There is “no demonstrated relationship between the introduction of an IR [integrated resort] and an increased rate of crime,” said a presentation by Bill Hornbuckle (pictured in a file photo), president of MGM Resorts International, at an investor forum in Tokyo on February 26.
Some lobby groups and politicians in Japan opposed to the introduction of casino resorts in the country have cited concerns it could lead to an increase in crime.
In February 2014, Bloomberg News reported that MGM Resorts might be willing to spend up to US$10 billion to build a large casino resort in Japan. Several investment analysts have suggested Japan could become the second largest casino market in Asia by gross gaming revenue – surpassed only by Macau – if casino legalisation could be pushed through the Japanese parliament, known as the Diet.
“Las Vegas, a town centered on the integrated resort industry, has an extremely low crime rate,” said Mr Hornbuckle’s presentation, delivered at the CLSA Japan Forum 2015, held in Tokyo by the brokerage between February 24 and 27.
The paper indicated that compared with five other major cities in the United States – New York, Miami, Atlanta, San Francisco and Los Angeles – Las Vegas actually recorded the third lowest rate of major crime at 37.8 cases per 10,000 people; and was third lowest among the selected cities for petty crime – known in the U.S. system as “misdemeanor crime” – at 88.7 cases per 10,000 people. The presentation didn’t mention the year the numbers were collected, but gave the source as Federal Bureau of Investigation crime statistics.
Mr Hornbuckle’s paper added that in Detroit, a northeastern U.S. city where MGM Resorts opened a casino venue called MGM Detroit in October 2007, the rate of crime – defined in that case as the total number of homicides and burglaries per 100,000 people – actually fell in 2008 and 2009.
“Problem and pathological gaming exists in all countries regardless of whether legal gaming is present or not, and the prevalence of problem and pathological gaming is generally the same without regard to culture or geography,” said Mr Hornbuckle’s presentation.
It added: “Dozens of surveys have been conducted in countries over the last two decades, and despite the difference in gaming options available to populations, studies have consistently shown about 1 percent to 2 percent of people are afflicted by a pathological gambling addiction.” The paper said the term “pathological gambling addiction” related to behaviour as defined by the American Psychiatric Association.
“The presence of casino gaming in Singapore combined with comprehensive education, public awareness and responsible gaming measures confirms that it is possible to significantly mitigate negative outcomes,” stated the MGM president’s presentation.
In January it was reported Singapore was considering allowing whole groups of locals to seek self-exclusion from the city-state’s two casino resorts.
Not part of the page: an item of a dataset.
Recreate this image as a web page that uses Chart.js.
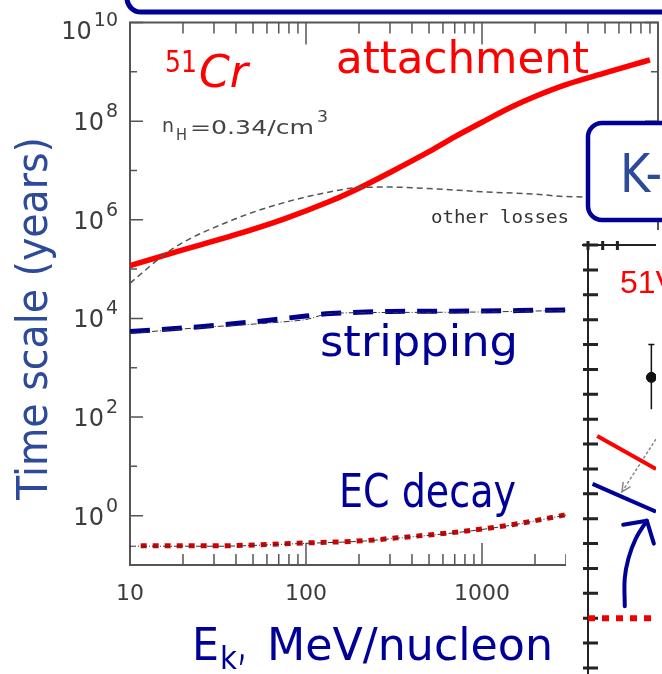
<!DOCTYPE html>
<html>
<head>
<meta charset="utf-8">
<script src="https://cdn.jsdelivr.net/npm/chart.js@4.4.1/dist/chart.umd.min.js"></script>
<style>
    html, body { margin: 0; padding: 0; background: #fff; }
    #wrap { position: relative; width: 662px; height: 674px; overflow: hidden; }
    #mainChart { position: absolute; left: 0; top: 0; }
    #insetChart { position: absolute; left: 566px; top: 230px; background: #fff; }
</style>
</head>
<body>
<div id="wrap">
    <canvas id="mainChart" width="662" height="674"></canvas>
    <canvas id="insetChart" width="96" height="444"></canvas>
</div>
<script>
// Ek in MeV/nucleon, time scales in years (51Cr, nH = 0.34/cm3)
var attachE = [10, 17.5, 38.5, 74, 138, 200, 300, 500, 700, 1000, 1500, 2000, 3000, 5000, 7000, 9000];
var attachT = [1.17e5, 2.14e5, 4.8e5, 1.02e6, 2.4e6, 4.37e6, 9.1e6, 2.4e7, 4.8e7, 9.5e7, 2.0e8, 3.16e8, 5.5e8, 9.5e8, 1.35e9, 1.74e9];

var otherE = [10, 17.5, 38.5, 74, 138, 200, 300, 500, 1000, 2000, 3000, 4000];
var otherT = [5.2e4, 2.6e5, 1.0e6, 2.2e6, 3.7e6, 4.5e6, 4.6e6, 4.3e6, 3.7e6, 3.3e6, 2.95e6, 2.9e6];

var stripE = [10, 25, 60, 100, 138, 200, 300, 1000, 3000, 5000];
var stripT = [5.4e3, 6.8e3, 9.1e3, 1.12e4, 1.26e4, 1.33e4, 1.38e4, 1.41e4, 1.48e4, 1.48e4];

var stripOrigE = [10, 25, 80, 100, 138, 300, 1000, 3000, 5000];
var stripOrigT = [5.0e3, 6.5e3, 8.7e3, 9.5e3, 1.26e4, 1.32e4, 1.35e4, 1.45e4, 1.48e4];

var ecE = [11.5, 30, 100, 210, 330, 780, 1500, 2300, 3000, 5000];
var ecT = [0.245, 0.245, 0.28, 0.31, 0.355, 0.48, 0.66, 0.87, 1.05, 1.6];

var ecOrigE = [10, 30, 100, 210, 330, 780, 1500, 2300, 3000, 5000];
var ecOrigT = [0.24, 0.24, 0.275, 0.305, 0.35, 0.47, 0.65, 0.86, 1.03, 1.6];

var xTickValues = [10, 100, 1000];
var yTickPowers = [0, 2, 4, 6, 8, 10];

// inset (51V panel), arbitrary units
var insetRedX = [0.625, 4.625], insetRedY = [9.32, 8.0];
var insetBlueX = [0.31, 4.625], insetBlueY = [7.4, 6.28];
var insetDotX = [0, 4.625], insetDotY = [2.0, 2.0];
var insetGrayX = [4.625, 2.31], insetGrayY = [9.2, 7.08];
var insetCurveX = [2.5, 2.5, 2.75, 3.25, 4.0], insetCurveY = [2.48, 3.6, 4.4, 5.2, 5.92];
var insetPtX = [4.31], insetPtY = [11.68], insetPtLo = [10.4], insetPtHi = [13.0];

var FONT = 'DejaVu Sans';

function pts(xs, ys) {
    var out = [];
    for (var i = 0; i < xs.length; i++) out.push({ x: xs[i], y: ys[i] });
    return out;
}

// draws text squeezed/stretched to a given width
function fitText(ctx, text, x, y, w, font, color) {
    ctx.save();
    ctx.font = font;
    ctx.fillStyle = color;
    ctx.textAlign = 'left';
    ctx.textBaseline = 'alphabetic';
    var m = ctx.measureText(text).width;
    ctx.translate(x, y);
    ctx.scale(w / m, 1);
    ctx.fillText(text, 0, 0);
    ctx.restore();
}

function arrowHead(ctx, from, tip, len, ang) {
    var a = Math.atan2(tip.y - from.y, tip.x - from.x);
    ctx.beginPath();
    ctx.moveTo(tip.x - len * Math.cos(a - ang), tip.y - len * Math.sin(a - ang));
    ctx.lineTo(tip.x, tip.y);
    ctx.lineTo(tip.x - len * Math.cos(a + ang), tip.y - len * Math.sin(a + ang));
    ctx.stroke();
}

var mainDecor = {
    id: 'mainDecor',
    beforeDatasetsDraw: function (chart) {
        var ctx = chart.ctx, a = chart.chartArea;
        var xs = chart.scales.x, ys = chart.scales.y;
        ctx.save();
        ctx.strokeStyle = '#555';
        ctx.lineWidth = 2;
        ctx.strokeRect(a.left, a.top, a.right - a.left, a.bottom - a.top);
        ctx.lineWidth = 1.5;
        ctx.beginPath();
        for (var p = -1; p <= 10; p++) {
            var py = ys.getPixelForValue(Math.pow(10, p));
            var len = (p % 2 === 0) ? 13 : 7;
            ctx.moveTo(a.left, py); ctx.lineTo(a.left + len, py);
            ctx.moveTo(a.right, py); ctx.lineTo(a.right - len, py);
        }
        for (var d = 1; d <= 3; d++) {
            for (var m = 1; m <= 9; m++) {
                var v = m * Math.pow(10, d);
                if (v <= 10) continue;
                var px = xs.getPixelForValue(v);
                var l = (m === 1) ? 22 : 11;
                ctx.moveTo(px, a.bottom); ctx.lineTo(px, a.bottom - l);
                ctx.moveTo(px, a.top); ctx.lineTo(px, a.top + l);
            }
        }
        ctx.stroke();
        ctx.restore();
    },
    afterDraw: function (chart) {
        var ctx = chart.ctx, a = chart.chartArea;
        var xs = chart.scales.x, ys = chart.scales.y;
        ctx.save();

        // tick labels
        ctx.fillStyle = '#3c3c3c';
        ctx.textBaseline = 'alphabetic';
        yTickPowers.forEach(function (pw) {
            var cy = Math.max(ys.getPixelForValue(Math.pow(10, pw)), 30);
            var sup = String(pw);
            ctx.font = '19px ' + FONT;
            ctx.textAlign = 'right';
            var sw = ctx.measureText(sup).width;
            ctx.fillText(sup, 118, cy - 4);
            ctx.font = '24px ' + FONT;
            ctx.fillText('10', 118 - sw - 2, cy + 9);
        });
        ctx.font = '22px ' + FONT;
        ctx.textAlign = 'center';
        xTickValues.forEach(function (v) {
            ctx.fillText(String(v), xs.getPixelForValue(v), 600);
        });

        // axis titles
        ctx.save();
        ctx.translate(47, 500);
        ctx.rotate(-Math.PI / 2);
        fitText(ctx, 'Time scale (years)', 0, 0, 363, '42px ' + FONT, '#2e4b9b');
        ctx.restore();
        var navy = '#000099';
        fitText(ctx, 'E', 192, 660, 27, '45px ' + FONT, navy);
        fitText(ctx, 'k', 220, 669, 17, '32px ' + FONT, navy);
        fitText(ctx, ',', 238, 660, 8, '45px ' + FONT, navy);
        fitText(ctx, 'MeV/nucleon', 267, 660, 286, '45px ' + FONT, navy);

        // curve labels
        fitText(ctx, 'attachment', 336, 73, 253, '44px ' + FONT, '#ff0000');
        fitText(ctx, '51', 165, 72, 32, '30px ' + FONT, '#ff0000');
        fitText(ctx, 'Cr', 199, 87, 49, 'italic 44px ' + FONT, '#ff0000');
        fitText(ctx, 'stripping', 320, 356, 198, '42px ' + FONT, navy);
        fitText(ctx, 'EC decay', 339, 507, 177, '46px ' + FONT, navy);

        var gray = '#444';
        fitText(ctx, 'n', 162, 132, 12, '19px ' + FONT, gray);
        fitText(ctx, 'H', 176, 140, 11, '15px ' + FONT, gray);
        fitText(ctx, '=0.34/cm', 190, 134, 124, '19px ' + FONT, gray);
        fitText(ctx, '3', 317, 122, 11, '16px ' + FONT, gray);
        fitText(ctx, 'other losses', 431, 223, 138, '17px DejaVu Sans Mono', '#333');

        // boxes from the slide
        ctx.lineWidth = 5;
        ctx.strokeStyle = navy;
        ctx.beginPath();
        ctx.roundRect(127, -40, 600, 52, 14);
        ctx.stroke();

        ctx.lineWidth = 4.5;
        ctx.fillStyle = '#fff';
        ctx.beginPath();
        ctx.roundRect(588, 123, 120, 97, 14);
        ctx.fill();
        ctx.stroke();
        fitText(ctx, 'K-', 620, 192, 42, '53px ' + FONT, '#2e4b9b');

        ctx.restore();
    }
};

var insetDecor = {
    id: 'insetDecor',
    beforeDatasetsDraw: function (chart) {
        var ctx = chart.ctx, a = chart.chartArea;
        var xs = chart.scales.x, ys = chart.scales.y;
        ctx.save();
        ctx.strokeStyle = '#222';
        ctx.lineWidth = 2;
        ctx.beginPath();
        ctx.moveTo(a.left, a.top - 4); ctx.lineTo(a.left, chart.height);
        ctx.moveTo(a.left - 6, a.top); ctx.lineTo(a.right, a.top);
        ctx.stroke();
        ctx.lineWidth = 3;
        ctx.beginPath();
        for (var i = 0; i <= 17; i++) {
            var py = ys.getPixelForValue(i);
            ctx.moveTo(a.left - 5, py); ctx.lineTo(a.left + 10, py);
        }
        for (var j = 0; j <= 2; j++) {
            var px = xs.getPixelForValue(j);
            ctx.moveTo(px, a.top - 4); ctx.lineTo(px, a.top + 5);
        }
        ctx.stroke();
        ctx.restore();
    },
    afterDatasetsDraw: function (chart) {
        var ctx = chart.ctx;
        var xs = chart.scales.x, ys = chart.scales.y;
        ctx.save();
        // error bar on the data point
        ctx.strokeStyle = '#111';
        ctx.lineWidth = 1.5;
        ctx.beginPath();
        for (var i = 0; i < insetPtX.length; i++) {
            var px = xs.getPixelForValue(insetPtX[i]);
            var lo = ys.getPixelForValue(insetPtLo[i]);
            var hi = ys.getPixelForValue(insetPtHi[i]);
            ctx.moveTo(px, lo); ctx.lineTo(px, hi);
            ctx.moveTo(px - 3, hi); ctx.lineTo(px + 3, hi);
        }
        ctx.stroke();

        // arrow heads
        var grayMeta = chart.getDatasetMeta(4).data;
        ctx.strokeStyle = '#888';
        ctx.lineWidth = 1.5;
        arrowHead(ctx, grayMeta[0], grayMeta[1], 10, 0.45);
        var curveMeta = chart.getDatasetMeta(3).data;
        ctx.strokeStyle = '#000099';
        ctx.lineWidth = 4;
        ctx.lineCap = 'round';
        ctx.lineJoin = 'round';
        arrowHead(ctx, curveMeta[curveMeta.length - 2], curveMeta[curveMeta.length - 1], 24, 0.85);

        ctx.font = '32px Liberation Sans';
        ctx.fillStyle = '#ff0000';
        ctx.textAlign = 'left';
        ctx.fillText('51V', 54, 63);
        ctx.restore();
    }
};

function lineSet(data, color, width, dash, extra) {
    var ds = {
        data: data,
        borderColor: color,
        borderWidth: width,
        borderDash: dash || [],
        pointRadius: 0,
        fill: false,
        cubicInterpolationMode: 'monotone'
    };
    for (var k in extra || {}) ds[k] = extra[k];
    return ds;
}

function setupMainChart() {
    var ctx = document.getElementById('mainChart').getContext('2d');
    new Chart(ctx, {
        type: 'line',
        data: {
            datasets: [
                lineSet(pts(otherE, otherT), '#555', 1.5, [6, 4]),
                lineSet(pts(stripOrigE, stripOrigT), '#333', 1, [6, 2, 1, 2]),
                lineSet(pts(ecOrigE, ecOrigT), '#333', 1, [6, 2, 1, 2]),
                lineSet(pts(attachE, attachT), '#ff0000', 5.5),
                lineSet(pts(stripE, stripT), '#000090', 5, [20, 12]),
                lineSet(pts(ecE, ecT), '#d40000', 5, [6, 6])
            ]
        },
        options: {
            responsive: false,
            devicePixelRatio: 1,
            animation: false,
            events: [],
            layout: { padding: { left: 130, top: 22.5, right: 4, bottom: 109 } },
            plugins: { legend: { display: false }, tooltip: { enabled: false } },
            scales: {
                x: { type: 'logarithmic', min: 10, max: 10000, display: false },
                y: { type: 'logarithmic', min: 0.1, max: 1e10, display: false }
            }
        },
        plugins: [mainDecor]
    });
}

function setupInsetChart() {
    var ctx = document.getElementById('insetChart').getContext('2d');
    new Chart(ctx, {
        type: 'line',
        data: {
            datasets: [
                lineSet(pts(insetRedX, insetRedY), '#ff0000', 4),
                lineSet(pts(insetBlueX, insetBlueY), '#000099', 4),
                lineSet(pts(insetDotX, insetDotY), '#ee0000', 6, [7, 7]),
                lineSet(pts(insetCurveX, insetCurveY), '#000099', 4, [], { cubicInterpolationMode: 'default', tension: 0.4, borderCapStyle: 'round' }),
                lineSet(pts(insetGrayX, insetGrayY), '#888', 1.5, [3, 2]),
                {
                    type: 'scatter',
                    data: pts(insetPtX, insetPtY),
                    pointRadius: 5,
                    pointBackgroundColor: '#111',
                    pointBorderColor: '#111'
                }
            ]
        },
        options: {
            responsive: false,
            devicePixelRatio: 1,
            animation: false,
            events: [],
            layout: { padding: { left: 22, top: 15, right: 0, bottom: 4 } },
            plugins: { legend: { display: false }, tooltip: { enabled: false } },
            scales: {
                x: { type: 'linear', min: 0, max: 4.625, display: false },
                y: { type: 'linear', min: 0, max: 17, display: false }
            }
        },
        plugins: [insetDecor]
    });
}

setupMainChart();
setupInsetChart();
</script>
</body>
</html>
A number of Japanese lawmakers have referred to the “Singapore model” as a possible template for casino regulation in Japan.
MGM Resorts said in its paper to the CLSA conference that – as a company regulated in the U.S. – its operations are subjected to the scrutiny of the Financial Crimes Enforcement Network (FinCEN), a bureau of the U.S. Treasury, which administers and issues regulations under the U.S. Bank Secrecy Act, ensuring “casinos implement and maintain a robust compliance programme”.
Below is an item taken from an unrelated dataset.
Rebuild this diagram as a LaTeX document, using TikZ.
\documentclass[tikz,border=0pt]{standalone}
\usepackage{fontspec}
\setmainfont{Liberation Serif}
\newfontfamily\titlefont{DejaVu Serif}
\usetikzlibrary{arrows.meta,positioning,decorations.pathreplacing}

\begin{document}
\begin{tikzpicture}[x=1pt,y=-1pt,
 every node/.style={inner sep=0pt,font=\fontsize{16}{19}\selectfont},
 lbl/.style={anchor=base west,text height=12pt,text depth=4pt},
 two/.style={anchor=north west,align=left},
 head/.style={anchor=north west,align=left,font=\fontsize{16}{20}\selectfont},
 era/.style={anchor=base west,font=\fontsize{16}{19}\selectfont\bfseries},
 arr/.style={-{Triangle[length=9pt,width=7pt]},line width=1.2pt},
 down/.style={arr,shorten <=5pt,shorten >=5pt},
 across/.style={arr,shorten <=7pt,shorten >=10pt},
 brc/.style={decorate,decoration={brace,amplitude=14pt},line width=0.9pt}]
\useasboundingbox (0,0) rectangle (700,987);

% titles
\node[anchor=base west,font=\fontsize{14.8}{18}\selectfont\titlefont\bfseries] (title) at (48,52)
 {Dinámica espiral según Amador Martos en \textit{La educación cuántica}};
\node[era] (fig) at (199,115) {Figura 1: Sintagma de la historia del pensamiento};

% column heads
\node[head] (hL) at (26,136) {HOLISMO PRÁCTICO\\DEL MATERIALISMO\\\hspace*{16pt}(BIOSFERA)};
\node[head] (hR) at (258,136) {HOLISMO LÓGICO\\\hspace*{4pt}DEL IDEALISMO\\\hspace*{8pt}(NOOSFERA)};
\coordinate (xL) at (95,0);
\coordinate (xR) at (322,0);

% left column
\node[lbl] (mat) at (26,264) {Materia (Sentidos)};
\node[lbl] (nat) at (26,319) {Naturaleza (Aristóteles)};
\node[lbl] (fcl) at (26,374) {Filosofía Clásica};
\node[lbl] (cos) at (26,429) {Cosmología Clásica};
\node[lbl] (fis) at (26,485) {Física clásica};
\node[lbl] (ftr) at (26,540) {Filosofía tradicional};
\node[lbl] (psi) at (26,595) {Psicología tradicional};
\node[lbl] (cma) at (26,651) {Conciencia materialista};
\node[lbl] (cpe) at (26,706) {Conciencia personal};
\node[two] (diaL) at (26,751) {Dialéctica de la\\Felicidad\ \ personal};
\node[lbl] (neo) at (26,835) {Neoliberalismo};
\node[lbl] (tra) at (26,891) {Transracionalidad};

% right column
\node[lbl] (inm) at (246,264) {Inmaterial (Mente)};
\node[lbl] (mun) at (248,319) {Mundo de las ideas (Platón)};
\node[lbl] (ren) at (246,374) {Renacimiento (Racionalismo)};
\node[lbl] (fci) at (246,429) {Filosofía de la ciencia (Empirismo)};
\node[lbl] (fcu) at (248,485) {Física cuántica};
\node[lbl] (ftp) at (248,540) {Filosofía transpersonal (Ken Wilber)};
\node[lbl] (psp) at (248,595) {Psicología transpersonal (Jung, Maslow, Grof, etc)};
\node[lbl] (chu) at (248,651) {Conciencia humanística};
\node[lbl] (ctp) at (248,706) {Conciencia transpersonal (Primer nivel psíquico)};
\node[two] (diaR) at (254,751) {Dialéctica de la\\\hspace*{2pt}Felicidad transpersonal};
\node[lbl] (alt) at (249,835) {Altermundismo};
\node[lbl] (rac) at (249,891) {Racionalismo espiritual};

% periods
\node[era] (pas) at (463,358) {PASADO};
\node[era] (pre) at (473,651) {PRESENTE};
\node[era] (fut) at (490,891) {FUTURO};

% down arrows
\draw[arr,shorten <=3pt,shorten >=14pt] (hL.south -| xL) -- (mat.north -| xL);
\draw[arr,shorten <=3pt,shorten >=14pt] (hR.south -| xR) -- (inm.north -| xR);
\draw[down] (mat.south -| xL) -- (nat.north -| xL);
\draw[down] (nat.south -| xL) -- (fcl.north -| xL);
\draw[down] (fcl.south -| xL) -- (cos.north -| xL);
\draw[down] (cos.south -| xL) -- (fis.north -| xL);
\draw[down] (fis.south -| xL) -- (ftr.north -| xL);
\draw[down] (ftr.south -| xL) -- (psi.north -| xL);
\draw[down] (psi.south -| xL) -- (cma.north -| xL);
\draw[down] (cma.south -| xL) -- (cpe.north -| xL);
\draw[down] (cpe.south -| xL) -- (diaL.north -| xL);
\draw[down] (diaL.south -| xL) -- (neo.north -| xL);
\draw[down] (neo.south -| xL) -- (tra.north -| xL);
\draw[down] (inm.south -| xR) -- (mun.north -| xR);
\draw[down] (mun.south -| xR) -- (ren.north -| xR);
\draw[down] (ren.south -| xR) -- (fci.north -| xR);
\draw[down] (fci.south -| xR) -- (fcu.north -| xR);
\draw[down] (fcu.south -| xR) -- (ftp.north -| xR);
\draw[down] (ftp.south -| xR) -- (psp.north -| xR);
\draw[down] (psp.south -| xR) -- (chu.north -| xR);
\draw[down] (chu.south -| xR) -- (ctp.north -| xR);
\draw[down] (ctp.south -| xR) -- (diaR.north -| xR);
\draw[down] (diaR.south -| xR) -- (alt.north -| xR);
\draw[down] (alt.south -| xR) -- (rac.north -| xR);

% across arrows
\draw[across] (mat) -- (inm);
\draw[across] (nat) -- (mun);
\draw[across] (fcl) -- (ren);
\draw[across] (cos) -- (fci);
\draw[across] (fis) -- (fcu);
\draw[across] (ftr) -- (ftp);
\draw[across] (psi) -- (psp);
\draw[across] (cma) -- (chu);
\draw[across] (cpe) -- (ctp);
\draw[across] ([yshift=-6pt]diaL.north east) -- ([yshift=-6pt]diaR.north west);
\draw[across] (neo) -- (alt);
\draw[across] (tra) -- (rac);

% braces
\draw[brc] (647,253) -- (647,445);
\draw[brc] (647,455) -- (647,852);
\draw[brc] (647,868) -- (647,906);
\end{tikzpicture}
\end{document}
Mr Hornbuckle is also an executive director of Macau casino developer and operator MGM China Holdings Ltd, which is 51-percent owned by MGM Resorts.
Mr Hornbuckle’s presentation comes as Japan prepares to hold regional elections in April.
GGRAsia reported last month that the Japan central government’s Cabinet and the Cabinet Secretariat appear to have distanced themselves from any direct involvement in preparation work ahead of possible legislation to permit casino venues in the country.